A essência deste surpreendente "Tarde Demais" passa, portanto, pela capacidade de transfiguração e de "fantasmização" de uma matriz realista inicial. Por isso resulta tão irónico saber que a salvação se encontra à distância da vista, por isso as luzes de Lisboa são a marca da impossibilidade e também uma espécie de miragem. Por isso é tão forte saber que se encena a morte não nos abismos desconhecidos do mar profundo, mas nos baixios assoreados do rio que banha a capital.

O desastre vai desenhando as suas próprias coordenadas: só o despovoamento do rio justifica o isolamento dos náufragos com Lisboa ali tão perto; só a incapacidade funcional da burocracia explica que, uma vez salvo um dos acidentados, se tenham abandonado as buscas, adiando-as para um improvável amanhã.

No entanto, aquela noite de todas as luzes e de todas as sombra, que o filme configura e encena, já não pertence ao reino da lógica e da política do real. Desde o momento em que, no barco, o filho de Zé, João (Francisco Nascimento, a confirmar que é um dos nossos melhores actores de cinema), se apercebe do desastre, entramos no domínio de um onirismo provocado. Mais do que uma crítica às instituições (sempre presente) é numa progressiva tensão trágfica que se constroiem as sucessivas peripécias.

Por uma coincidência trágica, Joaquim afasta-se do barco no preciso momento em que António é salvo; por uma ironia trágica o mesmo Joaquim aporta a Lisboa já morto, encerrado numa bóia. As deambulações do casal de filhos dos náufragos, pela noite dentro, possuem o carácter ilógico e peripatético do sonho. Quando se descobre o cadáver de Manel, num mochão, ele aparece como uma estátua de areia e de lama, maior do que a sua própria humanidade, vítima de um desgraçado "fado" e da inércia dos meios de socorro.
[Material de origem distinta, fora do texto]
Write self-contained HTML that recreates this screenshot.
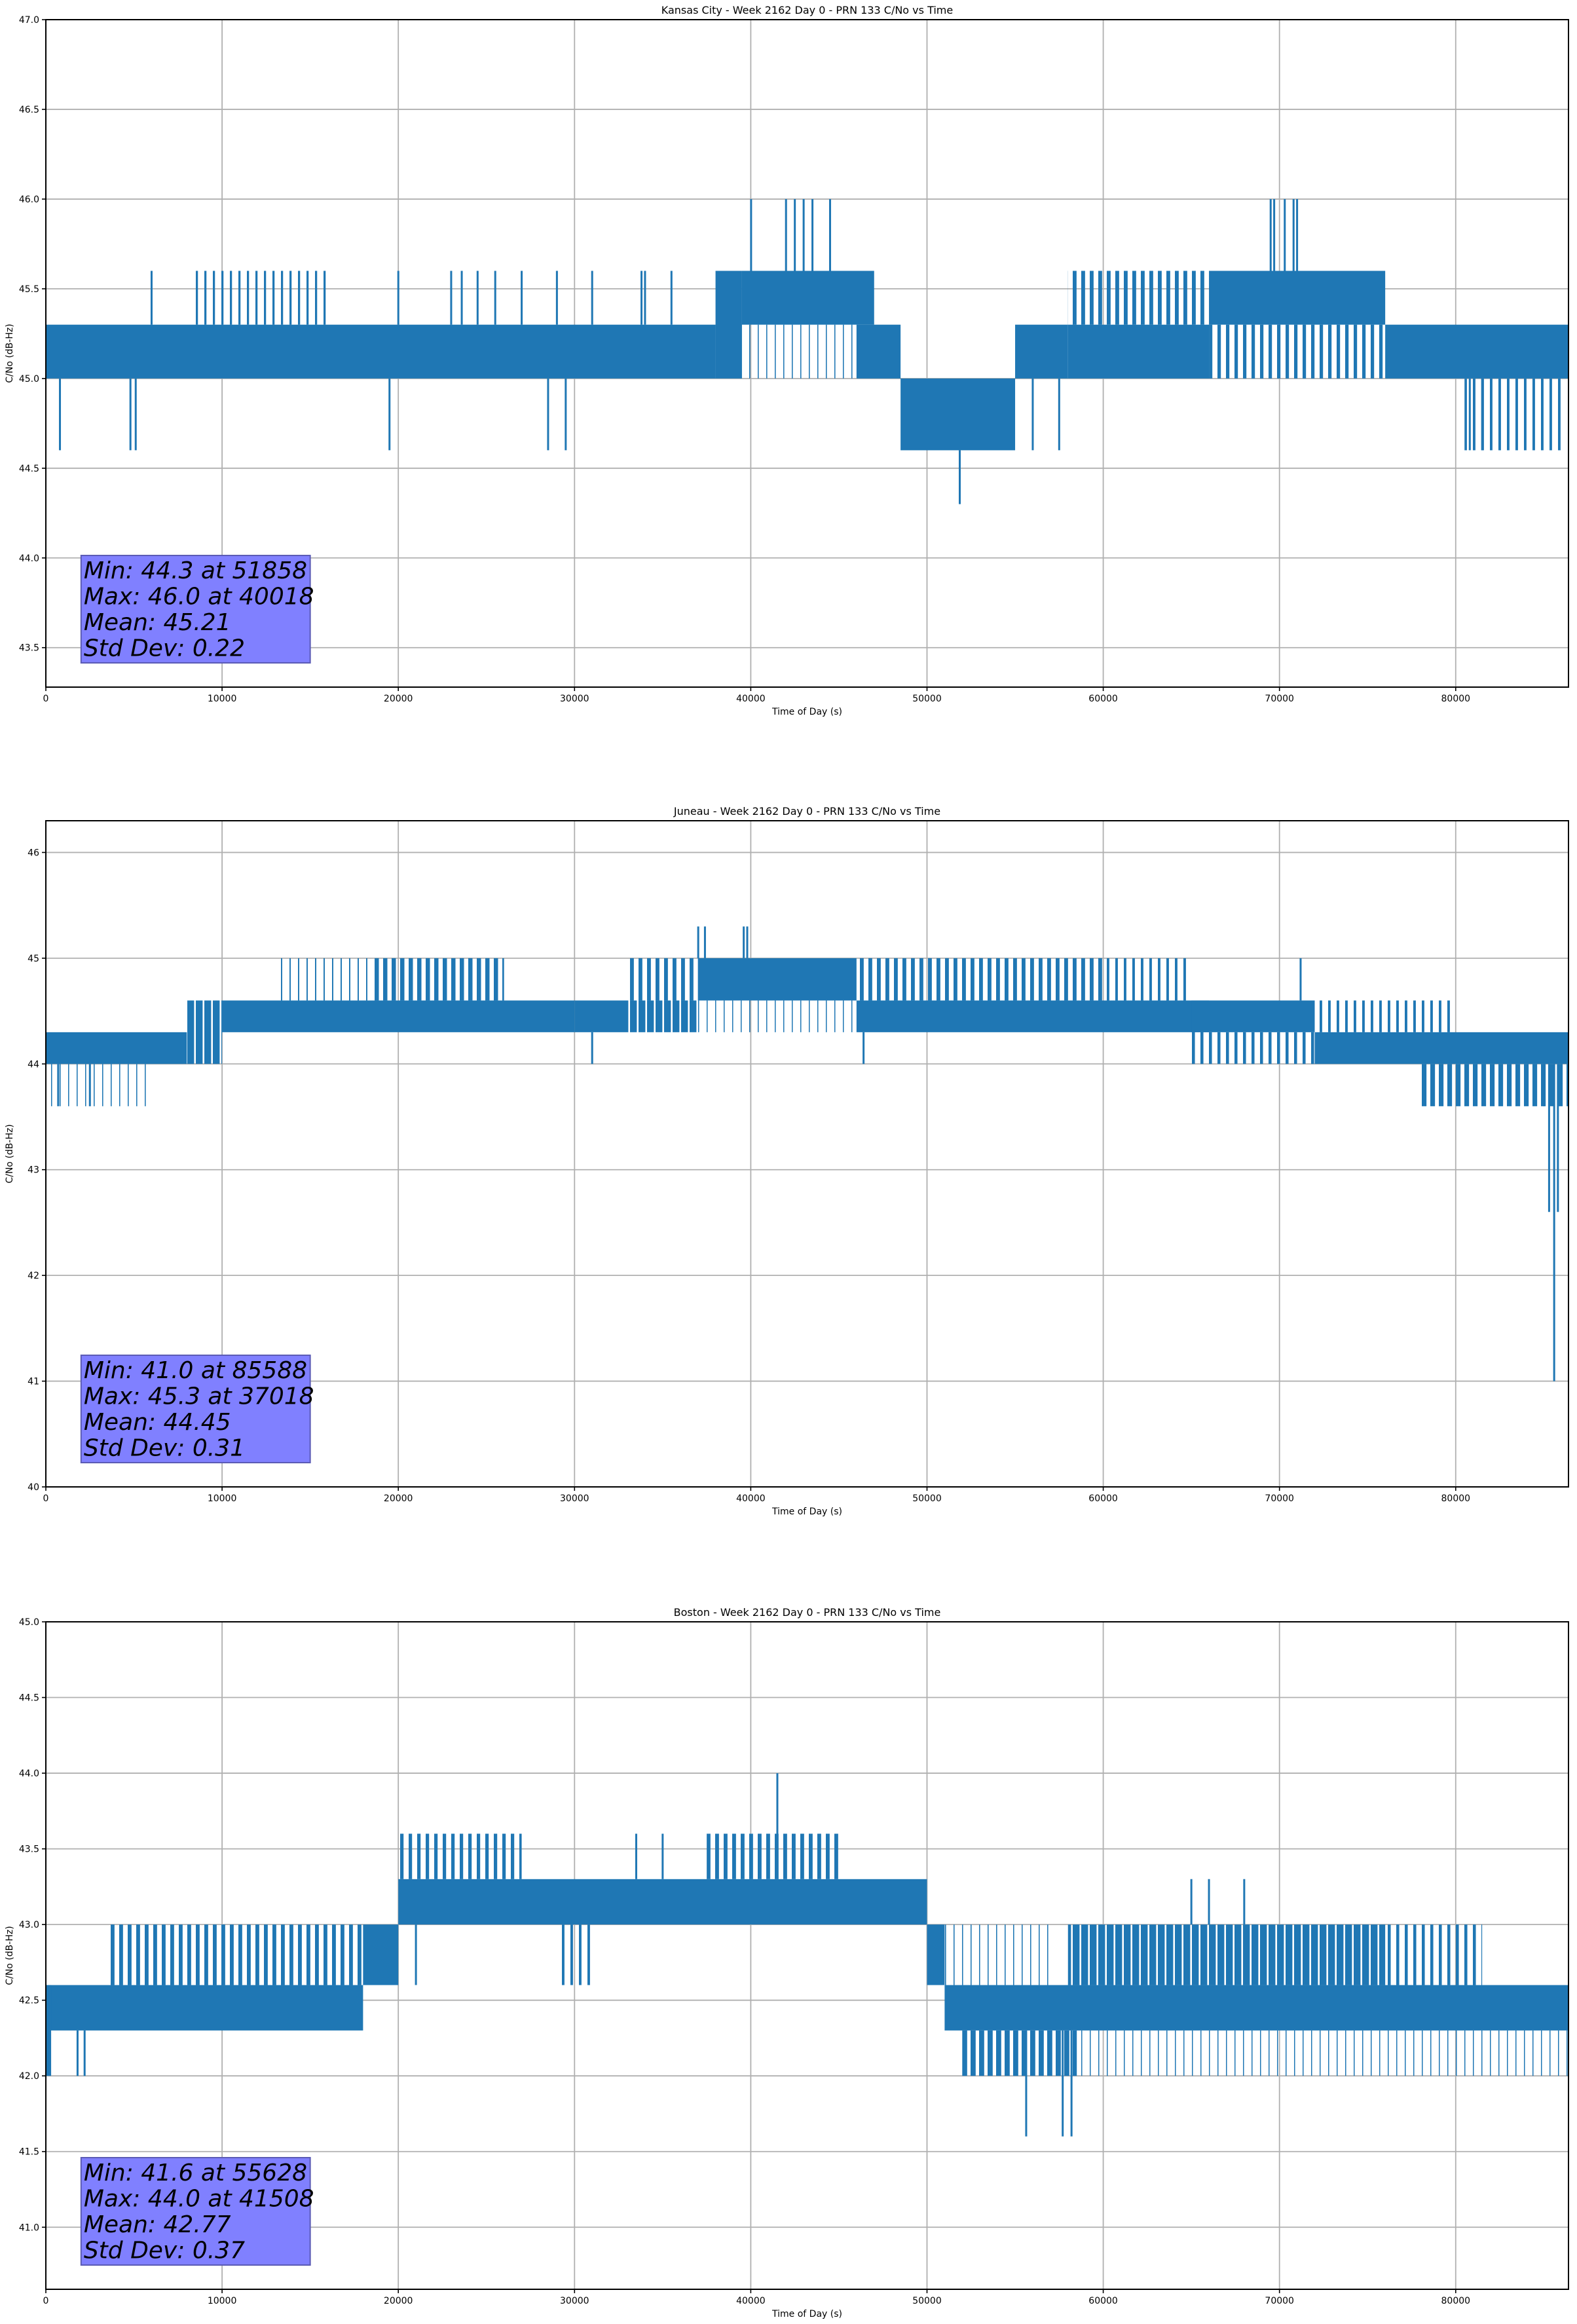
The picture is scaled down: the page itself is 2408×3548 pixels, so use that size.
<!DOCTYPE html>
<html><head><meta charset="utf-8">
<style>
html,body{margin:0;padding:0;background:#fff;}
svg{display:block;font-family:"DejaVu Sans","Liberation Sans",sans-serif;}
</style></head>
<body>
<svg id="fig" width="2408" height="3548" viewBox="0 0 2408 3548" xmlns="http://www.w3.org/2000/svg"><defs id="defs"></defs></svg>
<script>
// ---------- data ----------
const xTicks = [0,10000,20000,30000,40000,50000,60000,70000,80000];
const titles = ["Kansas City - Week 2162 Day 0 - PRN 133 C/No vs Time",
                "Juneau - Week 2162 Day 0 - PRN 133 C/No vs Time",
                "Boston - Week 2162 Day 0 - PRN 133 C/No vs Time"];
const yTicks1 = [43.5,44.0,44.5,45.0,45.5,46.0,46.5,47.0];
const yTicks2 = [40,41,42,43,44,45,46];
const yTicks3 = [41.0,41.5,42.0,42.5,43.0,43.5,44.0,44.5,45.0];
const yLims = [[43.28,47.0],[40.0,46.3],[40.59,45.0]];
// band segments: [start, end, low, high, fillFraction]
const bands1 = [[0,38000,45.0,45.3,1],[38000,39500,45.0,45.6,1],[39500,47000,45.3,45.6,1],[39500,46000,45.0,45.3,0.12],
  [46000,48500,45.0,45.3,1],[48500,55000,44.6,45.0,1],[55000,58000,45.0,45.3,1],[58000,66000,45.0,45.3,1],[58000,66000,45.3,45.6,0.45],
  [66000,76000,45.3,45.6,1],[66000,76000,45.0,45.3,0.4],[76000,86400,45.0,45.3,1],[80500,86000,44.6,45.0,0.3],[8500,16000,45.3,45.6,0.25]];
const spikes1 = [[800,44.6],[4800,44.6],[5100,44.6],[6000,45.6],[19500,44.6],[20000,45.6],[23000,45.6],[23600,45.6],[24500,45.6],[25500,45.6],[27000,45.6],
  [28500,44.6],[29500,44.6],[29000,45.6],[31000,45.6],[33800,45.6],[34000,45.6],[35500,45.6],[40018,46.0],[42000,46.0],[42500,46.0],[43000,46.0],[43500,46.0],[44500,46.0],
  [51858,44.3],[56000,44.6],[57500,44.6],[69500,46.0],[69700,46.0],[70300,46.0],[70800,46.0],[71000,46.0],[80800,44.6],[81500,44.6]];
const bands2 = [[0,8000,44.0,44.3,1],[8000,10000,44.0,44.6,0.8],[10000,30000,44.3,44.6,1],[18500,26000,44.6,45.0,0.5],[13000,18500,44.6,45.0,0.15],
  [30000,33000,44.3,44.6,1],[33000,37000,44.3,44.6,0.8],[33000,37000,44.6,45.0,0.45],[37000,46000,44.6,45.0,1],[37000,46000,44.3,44.6,0.08],
  [46000,66000,44.3,44.6,1],[46000,60000,44.6,45.0,0.45],[60000,65000,44.6,45.0,0.3],[65000,72000,44.3,44.6,1],[65000,72000,44.0,44.3,0.35],
  [72000,86400,44.0,44.3,1],[72000,80000,44.3,44.6,0.3],[78000,86400,43.6,44.0,0.55],[0,6000,43.6,44.0,0.12]];
const spikes2 = [[700,43.6],[2500,43.6],[31000,44.0],[37018,45.3],[37400,45.3],[39600,45.3],[39800,45.3],[46400,44.0],[71200,45.0],[85000,43.6],[85300,42.6],[85588,41.0],[85800,42.6]];
const bands3 = [[0,18000,42.3,42.6,1],[0,300,42.0,42.6,1],[3500,18000,42.6,43.0,0.45],[18000,20000,42.6,43.0,1],[20000,50000,43.0,43.3,1],
  [20000,27000,43.3,43.6,0.4],[37500,45000,43.3,43.6,0.45],[29000,31000,42.6,43.0,0.3],[50000,51000,42.6,43.0,1],[51000,86400,42.3,42.6,1],
  [51000,57000,42.6,43.0,0.12],[58000,76000,42.6,43.0,0.8],[76000,81500,42.6,43.0,0.35],[52000,58500,42.0,42.3,0.6],[58500,86400,42.0,42.3,0.08]];
const spikes3 = [[1800,42.0],[2200,42.0],[16500,42.3],[21000,42.6],[33500,43.6],[35000,43.6],[41508,44.0],[55628,41.6],[57700,41.6],[58200,41.6],[65000,43.3],[66000,43.3],[68000,43.3]];
const stats = [["Min: 44.3 at 51858","Max: 46.0 at 40018","Mean: 45.21","Std Dev: 0.22"],
               ["Min: 41.0 at 85588","Max: 45.3 at 37018","Mean: 44.45","Std Dev: 0.31"],
               ["Min: 41.6 at 55628","Max: 44.0 at 41508","Mean: 42.77","Std Dev: 0.37"]];

// ---------- drawing ----------
const NS = "http://www.w3.org/2000/svg";
const svg = document.getElementById('fig');
const defs = document.getElementById('defs');
function mk(tag, attrs, parent){const e=document.createElementNS(NS,tag);for(const k in attrs)e.setAttribute(k,attrs[k]);(parent||svg).appendChild(e);return e;}
const L=70,R=2395,XMAX=86400;
const frames=[[30,1049],[1253,2270],[2476,3495]];
const yTickSets=[yTicks1,yTicks2,yTicks3];
const bandSets=[bands1,bands2,bands3];
const spikeSets=[spikes1,spikes2,spikes3];
const yFmt=[v=>v.toFixed(1),v=>String(v),v=>v.toFixed(1)];
const C="#1f77b4";
function sx(v){return L+(v/XMAX)*(R-L);}
const patCache={};
function pattern(frac){
  const key=Math.round(frac*100);
  if(patCache[key])return patCache[key];
  const id='stripe'+key;const P=13;
  const p=mk('pattern',{id:id,width:P,height:10,patternUnits:'userSpaceOnUse'},defs);
  mk('rect',{x:0,y:0,width:Math.max(1.5,frac*P),height:10,fill:C},p);
  patCache[key]='url(#'+id+')';return patCache[key];
}

for(let i=0;i<3;i++){
  const [T,B]=frames[i]; const [y0,y1]=yLims[i];
  const sy=v=>B-(v-y0)/(y1-y0)*(B-T);
  const g=mk('g',{});
  
  
  xTicks.forEach(t=>{const l=mk('line',{x1:sx(t),x2:sx(t),y1:T,y2:B,stroke:'#b0b0b0','stroke-width':1.8},g);
    });
  yTickSets[i].forEach(t=>{const l=mk('line',{x1:L,x2:R,y1:sy(t),y2:sy(t),stroke:'#b0b0b0','stroke-width':1.8},g);
    });
  bandSets[i].forEach(b=>{const r=mk('rect',{x:sx(b[0]),y:sy(b[3]),width:sx(b[1])-sx(b[0]),height:sy(b[2])-sy(b[3]),fill:b[4]>=0.99?C:pattern(b[4])},g);
    });
  spikeSets[i].forEach(s=>{
    let ref=s[1];let best=1e9;
    bandSets[i].forEach(b=>{if(s[0]>=b[0]&&s[0]<=b[1]&&b[4]>=0.8){[b[2],b[3]].forEach(e=>{const d=Math.abs(e-s[1]);if(d<best){best=d;ref=e;}});}});
    const l=mk('line',{x1:sx(s[0]),x2:sx(s[0]),y1:sy(s[1]),y2:sy(ref),stroke:C,'stroke-width':3},g);
    });
  const f=mk('rect',{x:L,y:T,width:R-L,height:B-T,fill:'none',stroke:'#000','stroke-width':2},g);
  
  xTicks.forEach(t=>{mk('line',{x1:sx(t),x2:sx(t),y1:B,y2:B+6,stroke:'#000','stroke-width':1.6},g);
    const tx=mk('text',{x:sx(t),y:B+22,'font-size':14,'text-anchor':'middle',fill:'#000'},g);tx.textContent=t;
    });
  yTickSets[i].forEach(t=>{mk('line',{x1:L-6,x2:L,y1:sy(t),y2:sy(t),stroke:'#000','stroke-width':1.6},g);
    const tx=mk('text',{x:L-10,y:sy(t)+5,'font-size':14,'text-anchor':'end',fill:'#000'},g);tx.textContent=yFmt[i](t);
    });
  const tt=mk('text',{x:(L+R)/2,y:T-9,'font-size':16,'text-anchor':'middle',fill:'#000'},g);tt.textContent=titles[i];
  
  const xl=mk('text',{x:(L+R)/2,y:B+42,'font-size':14,'text-anchor':'middle',fill:'#000'},g);xl.textContent='Time of Day (s)';
  
  const yc=(T+B)/2;
  const yl=mk('text',{x:19,y:yc,'font-size':14,'text-anchor':'middle',fill:'#000',transform:`rotate(-90 19 ${yc})`},g);yl.textContent='C/No (dB-Hz)';
  
  const bx=sx(2000), bw=sx(15000)-sx(2000), bh=164, by=B-37-bh;
  const r=mk('rect',{x:bx,y:by,width:bw,height:bh,fill:'#8080ff',stroke:'#5b5bb5','stroke-width':2},g);
  
  stats[i].forEach((s,k)=>{
    const tx=mk('text',{x:bx+4,y:by+35+k*39.5,'font-size':36,'font-style':'italic',fill:'#000'},g);
    tx.textContent=s;
    });
}
</script>
</body></html>
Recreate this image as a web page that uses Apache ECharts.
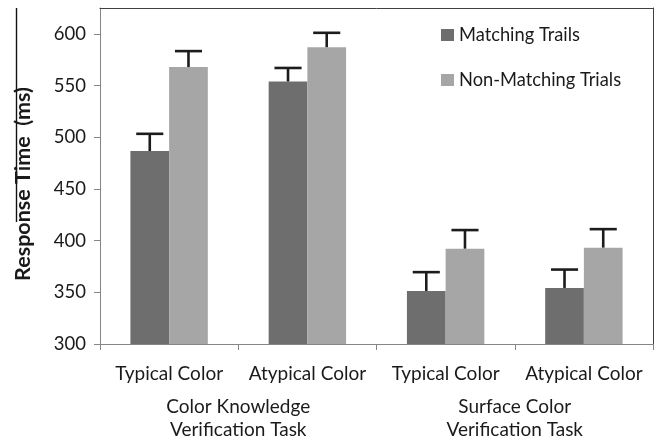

Zé salva-se pelos seus próprios meios, aparecendo como um espectro por detrás das grades do porto. António é resgatado ao rio pela solidariedade dos companheiros de faina. Os últimos heróis anónimos do rio, num tempo em que já são sombras do passado, encontram-se entregues a si próprios e ao seu destino de representantes de uma espécie em extinção.

A grande força de "Tarde Demais" consiste precisamente em encontrar o tom cinematográfico ideal para captar esta pequena epopeia trágico-fluvial, sem demagogias nem maniqueísmos, com o rigor "musical" de quem sempre teve o tempo certo.